You're right that a 2 stop could just as well have been used, but I don't think a 3 stop means an incorrect exposure...aesthetically, what end result do you personally want? That's what the "correct" exposure is going to be.


gotlight - Oct 20, 2002 9:06 am - Hasn't voted

not retouched

Thanks for the comments. It was shot on Fuji Velvia (tends to saturate your colors). A 3 stop split ND filter was used on the mountain, and the shot is slightly underexposed to get the moody colors.



RichardD - Oct 25, 2002 12:19 am - Hasn't voted

Re: not retouched

Really Beatifull picture, remember Bob Ross ?! ;o)


marcminish - Oct 23, 2002 11:46 am - Hasn't voted


Really cool pic!


Artoirius - Oct 23, 2002 2:17 pm - Hasn't voted

Magnificient picture

This is almost surrealistic! very nice


kilimanjaro1 - Oct 25, 2002 8:52 am - Hasn't voted

Great Job

Knowing what film, shutter speed, apeture, and filters to use is what makes photography fun. Being able to create a beautiful image by skillful use of the camera is what makes photography an artform. Anybody can make a snapshot, but it takes skill to know how to photograph a scene to give the desired results. There is a big difference between skillful creation and computer manipulation. Using filters to create a great image is just part of photography, manipulating the image on a computer is a different story. Kudos on a great shot. A definite 4 star.


vesnad - Oct 25, 2002 2:15 pm - Hasn't voted

Awesome photo

Smart use of photo equipment, but hats off for a good eye. The equipment is of no use if one doesn't have the ability to SEE the beauty - the rest is just training.
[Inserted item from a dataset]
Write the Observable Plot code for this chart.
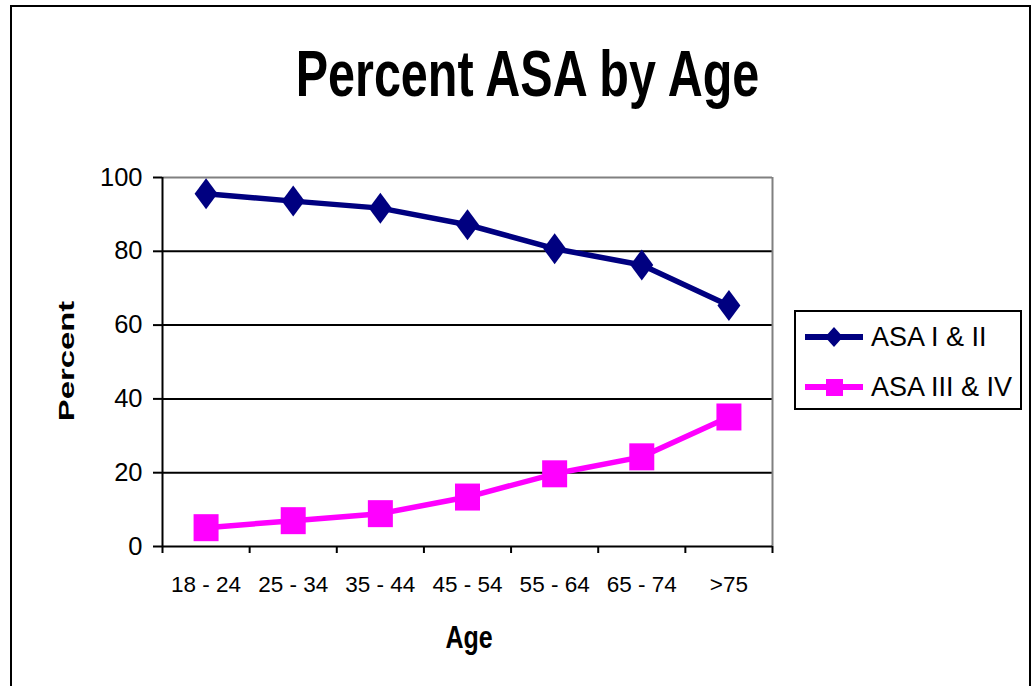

Really great photo!

Fred Spicker

Fred Spicker - Oct 26, 2002 5:12 am - Hasn't voted

This is a great photo, and......

Let's face it, ALL photos are manipulated in some way - either when they are taken - with the use of filters and even the choice of film, when they are developed - color balance adjustments, brghtness & contrast, cropping, etc. in the darkroom, or if they are digital - on the computer - color level adjustments, brithtness & contrast, cropping, etc. etc.

Good photography and presentation is an ART - enjoy it!